Limbourg’s fascination with vases stems from her visit to Taiwan’s Yingge District, the country’s prolific pottery center. In her work, the shape and materiality of a vase functions as a metaphor for a woman’s body and its fragility. She works with cement. 

Akin to the panoramic narrative often seen on traditional vases, Limbourg’s compositions tend to depict scenes of multiple events at the same time. The confounded timeline in turn augments the surreal effect that permeates her imagery. The cobalt blue and white palette of the vessels adorning her compositions may at first seem like renderings of fine examples of the traditional ceramic ware, however, on close examination we discover that the typically idealized ornamentation celebrating nature, traditional architecture and mythology, have been replaced with Limbourg’s scarcely dressed heroines at the center stage. Snakes, herons, dragons and tigers encircling them, and often exiting into the main picture plane, the animals’ symbolic meanings become readapted to Limbourg’s poetic pictorial realm interspersed with smiley faces and similar kitsch visual tokens referencing the world of marketing and advertising. Inflatable dolphins reference the innocence of childhood unbeknownst to the youngest victims of this dark world, whilst objects of veneration pop up as reminders of the duplicitousness of the passive complicity of the systems that enable its very existence. By redefining the role of traditional values as a backdrop to her confronting message, Limbourg’s works challenge the very concepts of perception and identity. 

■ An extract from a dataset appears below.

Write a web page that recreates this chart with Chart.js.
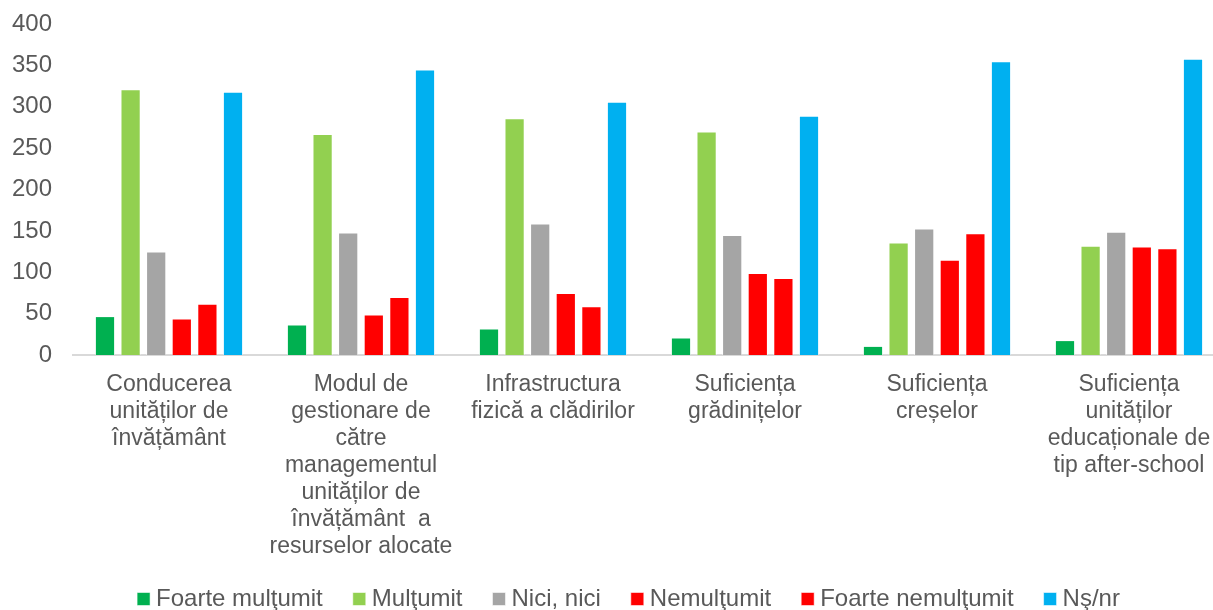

The palpable tension of these compositions finds relief in their unfettered mode of depiction. Imbued with an air of luminosity reminiscent of the transparency of watercolors, her compositions are a result of Limbourg’s gestural immediacy. Working swiftly on large scale without the use of a primer, the artist applies diluted acrylic paint directly onto the canvas, resulting in a light-weight aquarelle-esque appearance. Her simplification of her otherwise expressive visual repertoire further enhances Limbourg’s powerful message.